# Start of RECORDED INFORMATION

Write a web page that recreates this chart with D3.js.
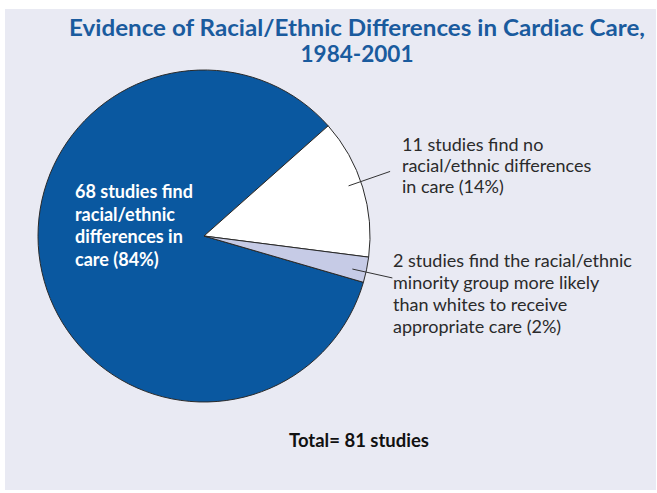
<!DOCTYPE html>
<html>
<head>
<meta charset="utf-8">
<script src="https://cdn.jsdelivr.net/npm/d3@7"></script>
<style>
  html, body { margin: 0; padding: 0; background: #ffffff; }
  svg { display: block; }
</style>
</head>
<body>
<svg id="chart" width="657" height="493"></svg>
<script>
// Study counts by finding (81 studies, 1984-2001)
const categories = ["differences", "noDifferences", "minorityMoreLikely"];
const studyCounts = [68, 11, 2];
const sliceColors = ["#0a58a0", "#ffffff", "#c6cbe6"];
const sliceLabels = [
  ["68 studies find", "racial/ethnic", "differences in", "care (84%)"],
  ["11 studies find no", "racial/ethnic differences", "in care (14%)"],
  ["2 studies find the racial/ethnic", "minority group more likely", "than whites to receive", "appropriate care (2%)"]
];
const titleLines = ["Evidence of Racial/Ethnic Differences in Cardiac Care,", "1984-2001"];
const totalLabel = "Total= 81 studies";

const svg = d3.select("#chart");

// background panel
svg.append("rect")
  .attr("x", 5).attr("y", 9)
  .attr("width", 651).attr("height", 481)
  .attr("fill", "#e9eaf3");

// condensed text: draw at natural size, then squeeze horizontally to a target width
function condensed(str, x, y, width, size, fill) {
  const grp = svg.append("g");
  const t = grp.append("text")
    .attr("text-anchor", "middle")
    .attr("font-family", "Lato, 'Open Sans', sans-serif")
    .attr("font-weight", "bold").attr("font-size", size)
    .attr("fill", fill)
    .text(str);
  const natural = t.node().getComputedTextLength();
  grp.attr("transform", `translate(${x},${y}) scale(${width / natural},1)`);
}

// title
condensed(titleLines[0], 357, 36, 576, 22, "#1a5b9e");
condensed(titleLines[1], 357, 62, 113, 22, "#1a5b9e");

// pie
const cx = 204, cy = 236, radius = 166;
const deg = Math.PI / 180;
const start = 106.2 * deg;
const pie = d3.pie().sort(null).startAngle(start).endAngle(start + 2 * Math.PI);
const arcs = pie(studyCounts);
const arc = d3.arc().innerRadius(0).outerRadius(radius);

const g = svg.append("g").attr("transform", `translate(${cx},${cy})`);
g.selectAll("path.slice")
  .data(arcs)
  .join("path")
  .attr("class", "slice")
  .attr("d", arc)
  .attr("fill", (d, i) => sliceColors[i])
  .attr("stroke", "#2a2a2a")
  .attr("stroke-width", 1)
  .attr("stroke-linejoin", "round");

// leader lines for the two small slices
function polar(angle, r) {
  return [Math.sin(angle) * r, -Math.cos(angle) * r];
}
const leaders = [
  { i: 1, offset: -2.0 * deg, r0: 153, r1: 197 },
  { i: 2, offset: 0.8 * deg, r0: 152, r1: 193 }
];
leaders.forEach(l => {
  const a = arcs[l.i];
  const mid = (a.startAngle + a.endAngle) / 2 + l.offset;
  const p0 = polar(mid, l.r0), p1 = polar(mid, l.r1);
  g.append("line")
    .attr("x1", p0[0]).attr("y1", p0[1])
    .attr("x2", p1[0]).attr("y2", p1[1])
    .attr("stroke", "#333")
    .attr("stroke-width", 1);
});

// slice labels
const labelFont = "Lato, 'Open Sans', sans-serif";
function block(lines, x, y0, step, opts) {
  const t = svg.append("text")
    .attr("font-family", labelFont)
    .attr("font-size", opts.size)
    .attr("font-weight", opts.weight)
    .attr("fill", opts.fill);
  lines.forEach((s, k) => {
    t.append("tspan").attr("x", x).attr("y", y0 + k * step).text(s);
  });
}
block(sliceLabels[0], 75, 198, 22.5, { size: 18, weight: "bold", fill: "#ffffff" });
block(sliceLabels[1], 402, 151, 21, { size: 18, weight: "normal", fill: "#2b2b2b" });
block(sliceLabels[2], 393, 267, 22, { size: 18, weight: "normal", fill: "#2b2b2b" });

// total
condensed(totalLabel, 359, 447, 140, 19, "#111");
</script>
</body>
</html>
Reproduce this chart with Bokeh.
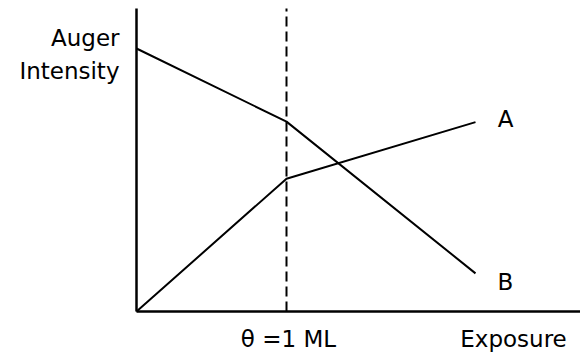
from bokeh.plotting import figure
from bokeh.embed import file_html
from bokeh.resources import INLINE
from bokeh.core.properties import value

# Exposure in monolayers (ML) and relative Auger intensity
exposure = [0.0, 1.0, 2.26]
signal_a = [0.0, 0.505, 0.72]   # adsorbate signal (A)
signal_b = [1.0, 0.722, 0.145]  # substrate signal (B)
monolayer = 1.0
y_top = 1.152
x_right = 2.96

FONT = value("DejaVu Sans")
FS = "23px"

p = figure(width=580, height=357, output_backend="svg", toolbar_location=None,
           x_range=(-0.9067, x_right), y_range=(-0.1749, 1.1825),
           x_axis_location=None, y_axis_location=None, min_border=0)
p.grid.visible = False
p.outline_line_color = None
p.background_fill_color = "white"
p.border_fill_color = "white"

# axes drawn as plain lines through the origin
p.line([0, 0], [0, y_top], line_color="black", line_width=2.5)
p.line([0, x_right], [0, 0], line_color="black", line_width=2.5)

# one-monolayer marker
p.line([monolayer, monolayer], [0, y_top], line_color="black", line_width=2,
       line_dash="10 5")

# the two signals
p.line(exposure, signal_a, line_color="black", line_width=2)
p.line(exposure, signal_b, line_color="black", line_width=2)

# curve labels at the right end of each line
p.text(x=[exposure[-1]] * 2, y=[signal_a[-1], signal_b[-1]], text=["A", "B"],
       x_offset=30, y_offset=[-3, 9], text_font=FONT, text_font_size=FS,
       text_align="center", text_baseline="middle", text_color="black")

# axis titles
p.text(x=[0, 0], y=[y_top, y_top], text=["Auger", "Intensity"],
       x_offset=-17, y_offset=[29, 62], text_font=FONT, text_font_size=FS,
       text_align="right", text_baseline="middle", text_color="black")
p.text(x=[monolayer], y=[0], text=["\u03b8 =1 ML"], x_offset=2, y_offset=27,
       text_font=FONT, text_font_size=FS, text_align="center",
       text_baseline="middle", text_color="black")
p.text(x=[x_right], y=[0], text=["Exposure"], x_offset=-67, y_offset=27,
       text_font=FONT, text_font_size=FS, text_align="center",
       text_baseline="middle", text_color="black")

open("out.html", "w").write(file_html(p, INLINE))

# End of RECORDED INFORMATION

### DO THIS
Strip out the pictures and quote the remaining data word for word.

### FINISHED EXERCISE
Write a web page that recreates this chart with D3.js.
<!DOCTYPE html>
<html>
<head>
<meta charset="utf-8">
<script src="https://cdn.jsdelivr.net/npm/d3@7"></script>
<style>
  html, body { margin: 0; padding: 0; background: #ffffff; }
  svg { display: block; }
</style>
</head>
<body>
<svg id="chart" width="657" height="493"></svg>
<script>
// Study counts by finding (81 studies, 1984-2001)
const categories = ["differences", "noDifferences", "minorityMoreLikely"];
const studyCounts = [68, 11, 2];
const sliceColors = ["#0a58a0", "#ffffff", "#c6cbe6"];
const sliceLabels = [
  ["68 studies find", "racial/ethnic", "differences in", "care (84%)"],
  ["11 studies find no", "racial/ethnic differences", "in care (14%)"],
  ["2 studies find the racial/ethnic", "minority group more likely", "than whites to receive", "appropriate care (2%)"]
];
const titleLines = ["Evidence of Racial/Ethnic Differences in Cardiac Care,", "1984-2001"];
const totalLabel = "Total= 81 studies";

const svg = d3.select("#chart");

// background panel
svg.append("rect")
  .attr("x", 5).attr("y", 9)
  .attr("width", 651).attr("height", 481)
  .attr("fill", "#e9eaf3");

// condensed text: draw at natural size, then squeeze horizontally to a target width
function condensed(str, x, y, width, size, fill) {
  const grp = svg.append("g");
  const t = grp.append("text")
    .attr("text-anchor", "middle")
    .attr("font-family", "Lato, 'Open Sans', sans-serif")
    .attr("font-weight", "bold").attr("font-size", size)
    .attr("fill", fill)
    .text(str);
  const natural = t.node().getComputedTextLength();
  grp.attr("transform", `translate(${x},${y}) scale(${width / natural},1)`);
}

// title
condensed(titleLines[0], 357, 36, 576, 22, "#1a5b9e");
condensed(titleLines[1], 357, 62, 113, 22, "#1a5b9e");

// pie
const cx = 204, cy = 236, radius = 166;
const deg = Math.PI / 180;
const start = 106.2 * deg;
const pie = d3.pie().sort(null).startAngle(start).endAngle(start + 2 * Math.PI);
const arcs = pie(studyCounts);
const arc = d3.arc().innerRadius(0).outerRadius(radius);

const g = svg.append("g").attr("transform", `translate(${cx},${cy})`);
g.selectAll("path.slice")
  .data(arcs)
  .join("path")
  .attr("class", "slice")
  .attr("d", arc)
  .attr("fill", (d, i) => sliceColors[i])
  .attr("stroke", "#2a2a2a")
  .attr("stroke-width", 1)
  .attr("stroke-linejoin", "round");

// leader lines for the two small slices
function polar(angle, r) {
  return [Math.sin(angle) * r, -Math.cos(angle) * r];
}
const leaders = [
  { i: 1, offset: -2.0 * deg, r0: 153, r1: 197 },
  { i: 2, offset: 0.8 * deg, r0: 152, r1: 193 }
];
leaders.forEach(l => {
  const a = arcs[l.i];
  const mid = (a.startAngle + a.endAngle) / 2 + l.offset;
  const p0 = polar(mid, l.r0), p1 = polar(mid, l.r1);
  g.append("line")
    .attr("x1", p0[0]).attr("y1", p0[1])
    .attr("x2", p1[0]).attr("y2", p1[1])
    .attr("stroke", "#333")
    .attr("stroke-width", 1);
});

// slice labels
const labelFont = "Lato, 'Open Sans', sans-serif";
function block(lines, x, y0, step, opts) {
  const t = svg.append("text")
    .attr("font-family", labelFont)
    .attr("font-size", opts.size)
    .attr("font-weight", opts.weight)
    .attr("fill", opts.fill);
  lines.forEach((s, k) => {
    t.append("tspan").attr("x", x).attr("y", y0 + k * step).text(s);
  });
}
block(sliceLabels[0], 75, 198, 22.5, { size: 18, weight: "bold", fill: "#ffffff" });
block(sliceLabels[1], 402, 151, 21, { size: 18, weight: "normal", fill: "#2b2b2b" });
block(sliceLabels[2], 393, 267, 22, { size: 18, weight: "normal", fill: "#2b2b2b" });

// total
condensed(totalLabel, 359, 447, 140, 19, "#111");
</script>
</body>
</html>
Reproduce this chart with Bokeh.
from bokeh.plotting import figure
from bokeh.embed import file_html
from bokeh.resources import INLINE
from bokeh.core.properties import value

# Exposure in monolayers (ML) and relative Auger intensity
exposure = [0.0, 1.0, 2.26]
signal_a = [0.0, 0.505, 0.72]   # adsorbate signal (A)
signal_b = [1.0, 0.722, 0.145]  # substrate signal (B)
monolayer = 1.0
y_top = 1.152
x_right = 2.96

FONT = value("DejaVu Sans")
FS = "23px"

p = figure(width=580, height=357, output_backend="svg", toolbar_location=None,
           x_range=(-0.9067, x_right), y_range=(-0.1749, 1.1825),
           x_axis_location=None, y_axis_location=None, min_border=0)
p.grid.visible = False
p.outline_line_color = None
p.background_fill_color = "white"
p.border_fill_color = "white"

# axes drawn as plain lines through the origin
p.line([0, 0], [0, y_top], line_color="black", line_width=2.5)
p.line([0, x_right], [0, 0], line_color="black", line_width=2.5)

# one-monolayer marker
p.line([monolayer, monolayer], [0, y_top], line_color="black", line_width=2,
       line_dash="10 5")

# the two signals
p.line(exposure, signal_a, line_color="black", line_width=2)
p.line(exposure, signal_b, line_color="black", line_width=2)

# curve labels at the right end of each line
p.text(x=[exposure[-1]] * 2, y=[signal_a[-1], signal_b[-1]], text=["A", "B"],
       x_offset=30, y_offset=[-3, 9], text_font=FONT, text_font_size=FS,
       text_align="center", text_baseline="middle", text_color="black")

# axis titles
p.text(x=[0, 0], y=[y_top, y_top], text=["Auger", "Intensity"],
       x_offset=-17, y_offset=[29, 62], text_font=FONT, text_font_size=FS,
       text_align="right", text_baseline="middle", text_color="black")
p.text(x=[monolayer], y=[0], text=["\u03b8 =1 ML"], x_offset=2, y_offset=27,
       text_font=FONT, text_font_size=FS, text_align="center",
       text_baseline="middle", text_color="black")
p.text(x=[x_right], y=[0], text=["Exposure"], x_offset=-67, y_offset=27,
       text_font=FONT, text_font_size=FS, text_align="center",
       text_baseline="middle", text_color="black")

open("out.html", "w").write(file_html(p, INLINE))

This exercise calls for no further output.